• [Aim of the exercise]
Copy every record exactly, and keep the pictures out.

— begin Material supplied —

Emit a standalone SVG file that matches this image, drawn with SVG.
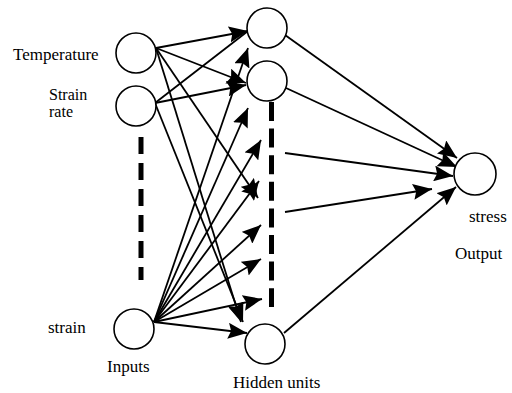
<svg xmlns="http://www.w3.org/2000/svg" width="512" height="393" viewBox="0 0 512 393">
<defs>
<style>
.n{fill:#fff;stroke:#000;stroke-width:1.6}
.c{stroke:#000;stroke-width:1.8;fill:none}
.a{marker-end:url(#ah)}
.d{stroke:#000;stroke-width:5;fill:none}
text{font-family:"Liberation Serif","Times New Roman",serif;font-size:17px;fill:#000}
.s{font-size:16px}
</style>
<marker id="ah" markerUnits="userSpaceOnUse" markerWidth="20" markerHeight="16" viewBox="0 0 20 16" refX="19" refY="8" orient="auto">
<path d="M0,0 L19,8 L0,16 L3,8 z" fill="#000"/>
</marker>
</defs>
<rect width="512" height="393" fill="#fff"/>
<g id="connectors">
<line class="c a" x1="156" y1="48" x2="248" y2="31"/>
<line class="c a" x1="156" y1="48" x2="246" y2="83"/>
<line class="c a" x1="156" y1="48" x2="258" y2="198"/>
<line class="c a" x1="156" y1="48" x2="241" y2="322"/>
<line class="c" x1="155" y1="103" x2="248" y2="31"/>
<line class="c a" x1="155" y1="103" x2="246" y2="85"/>
<line class="c a" x1="155" y1="103" x2="243" y2="322"/>
<line class="c a" x1="154" y1="322" x2="248" y2="48"/>
<line class="c a" x1="154" y1="322" x2="248" y2="108"/>
<line class="c a" x1="154" y1="322" x2="261" y2="140"/>
<line class="c a" x1="154" y1="322" x2="259" y2="181"/>
<line class="c a" x1="154" y1="322" x2="261" y2="225"/>
<line class="c a" x1="154" y1="322" x2="261" y2="259"/>
<line class="c a" x1="154" y1="322" x2="262" y2="299"/>
<line class="c a" x1="154" y1="322" x2="247" y2="333"/>
<line class="c a" x1="285" y1="35" x2="457" y2="158"/>
<line class="c a" x1="286" y1="88" x2="457" y2="167"/>
<line class="c a" x1="285" y1="153" x2="453" y2="176"/>
<line class="c a" x1="285" y1="212" x2="432" y2="189"/>
<line class="c a" x1="284" y1="333" x2="456" y2="187"/>
<line class="d" x1="141" y1="137" x2="141" y2="280" stroke-dasharray="17 9"/>
<line class="d" x1="271.5" y1="102" x2="271.5" y2="307" stroke-dasharray="19 7.6"/>
</g>
<g id="in-temperature"><circle class="n" cx="136" cy="53" r="20"/><text x="13" y="60">Temperature</text></g>
<g id="in-strainrate"><circle class="n" cx="136" cy="106" r="20"/><text class="s" x="49" y="100">Strain</text><text class="s" x="49" y="117">rate</text></g>
<g id="in-strain"><circle class="n" cx="134" cy="329" r="20"/><text x="48" y="333">strain</text></g>
<g id="h1"><circle class="n" cx="267" cy="28" r="20"/></g>
<g id="h2"><circle class="n" cx="267" cy="81" r="20"/></g>
<g id="hn"><circle class="n" cx="265" cy="344" r="20"/></g>
<g id="out"><circle class="n" cx="475" cy="174" r="21"/><text x="469" y="222">stress</text><text x="455" y="259">Output</text></g>
<g id="labels"><text x="107" y="372">Inputs</text><text x="233" y="388">Hidden units</text></g>
</svg>
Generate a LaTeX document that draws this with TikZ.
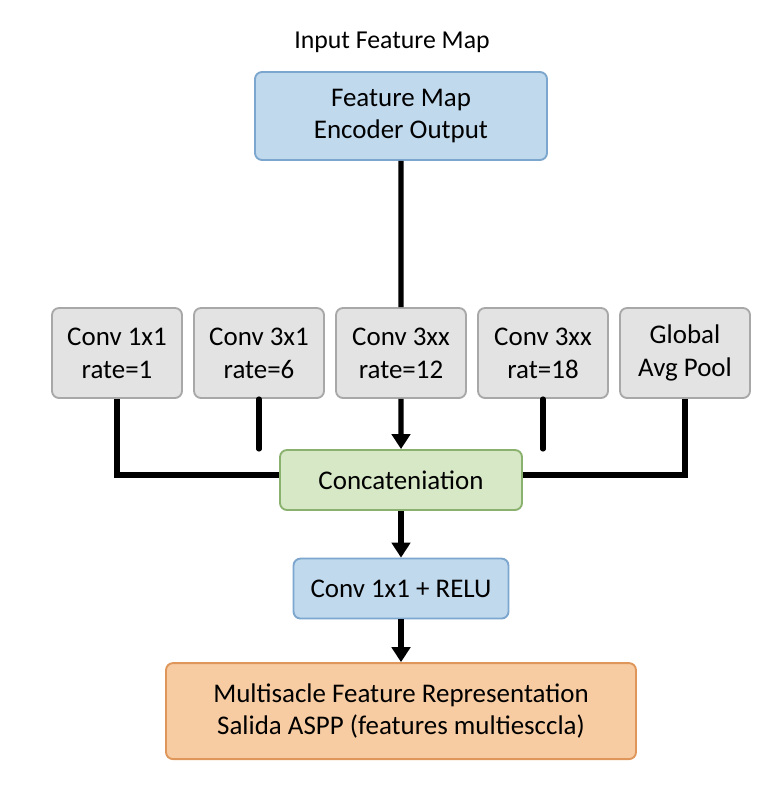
\documentclass[tikz,border=0pt]{standalone}
\usepackage{fontspec}
\setmainfont{Carlito}
\usepackage{tikz}
\usetikzlibrary{positioning, calc, arrows.meta}

\definecolor{mapfill}{RGB}{192,217,237}
\definecolor{mapdraw}{RGB}{125,166,206}
\definecolor{convfill}{RGB}{227,227,227}
\definecolor{convdraw}{RGB}{168,168,168}
\definecolor{catfill}{RGB}{214,232,198}
\definecolor{catdraw}{RGB}{138,178,110}
\definecolor{outfill}{RGB}{248,204,162}
\definecolor{outdraw}{RGB}{222,150,90}

\begin{document}
\begin{tikzpicture}[
            x=0.03cm, y=-0.03cm,
            node distance=1.4cm and 0.3036cm,
            block/.style = {align=center, inner sep=3pt, text centered, line width=1.6pt,
                    font=\fontsize{23}{28}\selectfont, rectangle, rounded corners=6pt},
            mapnode/.style = {block, draw=mapdraw, fill=mapfill},
            convnode/.style = {block, draw=convdraw, fill=convfill, minimum width=3.9cm, minimum height=2.7cm},
            catnode/.style = {block, draw=catdraw, fill=catfill},
            outnode/.style = {block, draw=outdraw, fill=outfill},
            link/.style = {line width=4.3pt, black},
            flow/.style = {link, -{Triangle[length=0.45cm, width=0.55cm]}}
        ]
        \useasboundingbox (0,0) rectangle (782,787);
        \node (title) at (392,42) [font=\fontsize{22}{26}\selectfont] {Input Feature Map};
        \node (fm)   [mapnode, minimum width=8.76cm, minimum height=2.64cm] at (401,116) {Feature Map\\ Encoder Output};
        \node (c1)   [convnode] at (117,353) {Conv 1x1\\ rate=1};
        \node (c2)   [convnode, right=of c1] {Conv 3x1\\ rate=6};
        \node (c3)   [convnode, right=of c2] {Conv 3xx\\ rate=12};
        \node (c4)   [convnode, right=of c3] {Conv 3xx\\ rat=18};
        \node (c5)   [convnode, right=of c4] {Global\\ Avg Pool};
        \node (cat)  [catnode, minimum width=7.26cm, minimum height=1.8cm] at (401,480) {Concateniation};
        \node (relu) [mapnode, minimum width=6.45cm, minimum height=1.8cm, below=of cat] {Conv 1x1 + RELU};
        \node (out)  [outnode, minimum width=14.1cm, minimum height=2.88cm, below=1.28cm of relu] {Multisacle Feature Representation\\ Salida ASPP (features multiesccla)};

        \coordinate (e2) at (c2.south |- cat.north);
        \coordinate (e4) at (c4.south |- cat.north);

        \draw[link] (fm.south) -- (c3.north);
        \draw[link] (c1.south) |- ([yshift=0.15cm]cat.west);
        \draw[link, line cap=round] (c2.south) -- (e2);
        \draw[flow] (c3.south) -- (cat.north);
        \draw[link, line cap=round] (c4.south) -- (e4);
        \draw[link] (c5.south) |- ([yshift=0.15cm]cat.east);
        \draw[flow] (cat.south) -- (relu.north);
        \draw[flow] (relu.south) -- (out.north);
    \end{tikzpicture}
\end{document}
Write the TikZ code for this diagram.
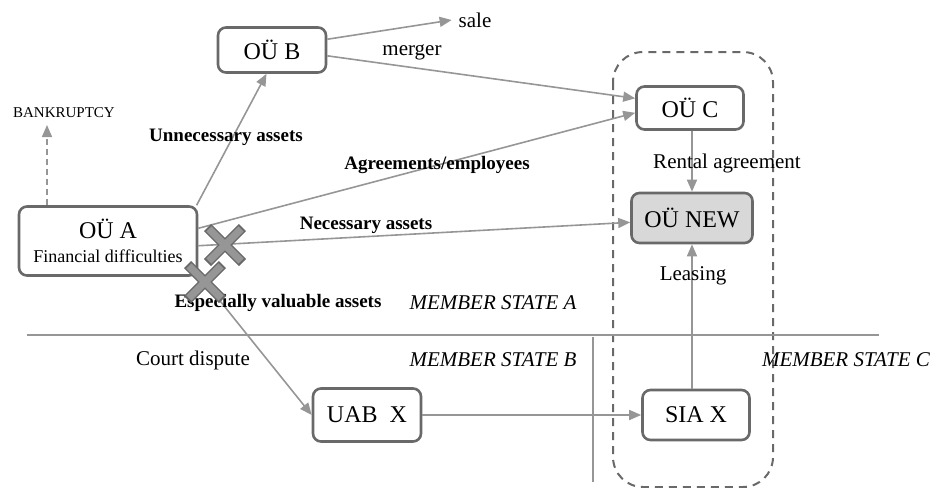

— end Material supplied —

• [Full output]
Emit a standalone SVG file that matches this image, drawn with SVG.
<svg xmlns="http://www.w3.org/2000/svg" width="512" height="393" viewBox="0 0 512 393">
<defs>
<style>
.n{fill:#fff;stroke:#000;stroke-width:1.6}
.c{stroke:#000;stroke-width:1.8;fill:none}
.a{marker-end:url(#ah)}
.d{stroke:#000;stroke-width:5;fill:none}
text{font-family:"Liberation Serif","Times New Roman",serif;font-size:17px;fill:#000}
.s{font-size:16px}
</style>
<marker id="ah" markerUnits="userSpaceOnUse" markerWidth="20" markerHeight="16" viewBox="0 0 20 16" refX="19" refY="8" orient="auto">
<path d="M0,0 L19,8 L0,16 L3,8 z" fill="#000"/>
</marker>
</defs>
<rect width="512" height="393" fill="#fff"/>
<g id="connectors">
<line class="c a" x1="156" y1="48" x2="248" y2="31"/>
<line class="c a" x1="156" y1="48" x2="246" y2="83"/>
<line class="c a" x1="156" y1="48" x2="258" y2="198"/>
<line class="c a" x1="156" y1="48" x2="241" y2="322"/>
<line class="c" x1="155" y1="103" x2="248" y2="31"/>
<line class="c a" x1="155" y1="103" x2="246" y2="85"/>
<line class="c a" x1="155" y1="103" x2="243" y2="322"/>
<line class="c a" x1="154" y1="322" x2="248" y2="48"/>
<line class="c a" x1="154" y1="322" x2="248" y2="108"/>
<line class="c a" x1="154" y1="322" x2="261" y2="140"/>
<line class="c a" x1="154" y1="322" x2="259" y2="181"/>
<line class="c a" x1="154" y1="322" x2="261" y2="225"/>
<line class="c a" x1="154" y1="322" x2="261" y2="259"/>
<line class="c a" x1="154" y1="322" x2="262" y2="299"/>
<line class="c a" x1="154" y1="322" x2="247" y2="333"/>
<line class="c a" x1="285" y1="35" x2="457" y2="158"/>
<line class="c a" x1="286" y1="88" x2="457" y2="167"/>
<line class="c a" x1="285" y1="153" x2="453" y2="176"/>
<line class="c a" x1="285" y1="212" x2="432" y2="189"/>
<line class="c a" x1="284" y1="333" x2="456" y2="187"/>
<line class="d" x1="141" y1="137" x2="141" y2="280" stroke-dasharray="17 9"/>
<line class="d" x1="271.5" y1="102" x2="271.5" y2="307" stroke-dasharray="19 7.6"/>
</g>
<g id="in-temperature"><circle class="n" cx="136" cy="53" r="20"/><text x="13" y="60">Temperature</text></g>
<g id="in-strainrate"><circle class="n" cx="136" cy="106" r="20"/><text class="s" x="49" y="100">Strain</text><text class="s" x="49" y="117">rate</text></g>
<g id="in-strain"><circle class="n" cx="134" cy="329" r="20"/><text x="48" y="333">strain</text></g>
<g id="h1"><circle class="n" cx="267" cy="28" r="20"/></g>
<g id="h2"><circle class="n" cx="267" cy="81" r="20"/></g>
<g id="hn"><circle class="n" cx="265" cy="344" r="20"/></g>
<g id="out"><circle class="n" cx="475" cy="174" r="21"/><text x="469" y="222">stress</text><text x="455" y="259">Output</text></g>
<g id="labels"><text x="107" y="372">Inputs</text><text x="233" y="388">Hidden units</text></g>
</svg>
Generate a LaTeX document that draws this with TikZ.
\documentclass[tikz,border=0pt]{standalone}
\usepackage{fontspec}
\setmainfont{Carlito}
\usepackage{tikz}
\usetikzlibrary{positioning, calc, arrows.meta}

\definecolor{mapfill}{RGB}{192,217,237}
\definecolor{mapdraw}{RGB}{125,166,206}
\definecolor{convfill}{RGB}{227,227,227}
\definecolor{convdraw}{RGB}{168,168,168}
\definecolor{catfill}{RGB}{214,232,198}
\definecolor{catdraw}{RGB}{138,178,110}
\definecolor{outfill}{RGB}{248,204,162}
\definecolor{outdraw}{RGB}{222,150,90}

\begin{document}
\begin{tikzpicture}[
            x=0.03cm, y=-0.03cm,
            node distance=1.4cm and 0.3036cm,
            block/.style = {align=center, inner sep=3pt, text centered, line width=1.6pt,
                    font=\fontsize{23}{28}\selectfont, rectangle, rounded corners=6pt},
            mapnode/.style = {block, draw=mapdraw, fill=mapfill},
            convnode/.style = {block, draw=convdraw, fill=convfill, minimum width=3.9cm, minimum height=2.7cm},
            catnode/.style = {block, draw=catdraw, fill=catfill},
            outnode/.style = {block, draw=outdraw, fill=outfill},
            link/.style = {line width=4.3pt, black},
            flow/.style = {link, -{Triangle[length=0.45cm, width=0.55cm]}}
        ]
        \useasboundingbox (0,0) rectangle (782,787);
        \node (title) at (392,42) [font=\fontsize{22}{26}\selectfont] {Input Feature Map};
        \node (fm)   [mapnode, minimum width=8.76cm, minimum height=2.64cm] at (401,116) {Feature Map\\ Encoder Output};
        \node (c1)   [convnode] at (117,353) {Conv 1x1\\ rate=1};
        \node (c2)   [convnode, right=of c1] {Conv 3x1\\ rate=6};
        \node (c3)   [convnode, right=of c2] {Conv 3xx\\ rate=12};
        \node (c4)   [convnode, right=of c3] {Conv 3xx\\ rat=18};
        \node (c5)   [convnode, right=of c4] {Global\\ Avg Pool};
        \node (cat)  [catnode, minimum width=7.26cm, minimum height=1.8cm] at (401,480) {Concateniation};
        \node (relu) [mapnode, minimum width=6.45cm, minimum height=1.8cm, below=of cat] {Conv 1x1 + RELU};
        \node (out)  [outnode, minimum width=14.1cm, minimum height=2.88cm, below=1.28cm of relu] {Multisacle Feature Representation\\ Salida ASPP (features multiesccla)};

        \coordinate (e2) at (c2.south |- cat.north);
        \coordinate (e4) at (c4.south |- cat.north);

        \draw[link] (fm.south) -- (c3.north);
        \draw[link] (c1.south) |- ([yshift=0.15cm]cat.west);
        \draw[link, line cap=round] (c2.south) -- (e2);
        \draw[flow] (c3.south) -- (cat.north);
        \draw[link, line cap=round] (c4.south) -- (e4);
        \draw[link] (c5.south) |- ([yshift=0.15cm]cat.east);
        \draw[flow] (cat.south) -- (relu.north);
        \draw[flow] (relu.south) -- (out.north);
    \end{tikzpicture}
\end{document}
Write the TikZ code for this diagram.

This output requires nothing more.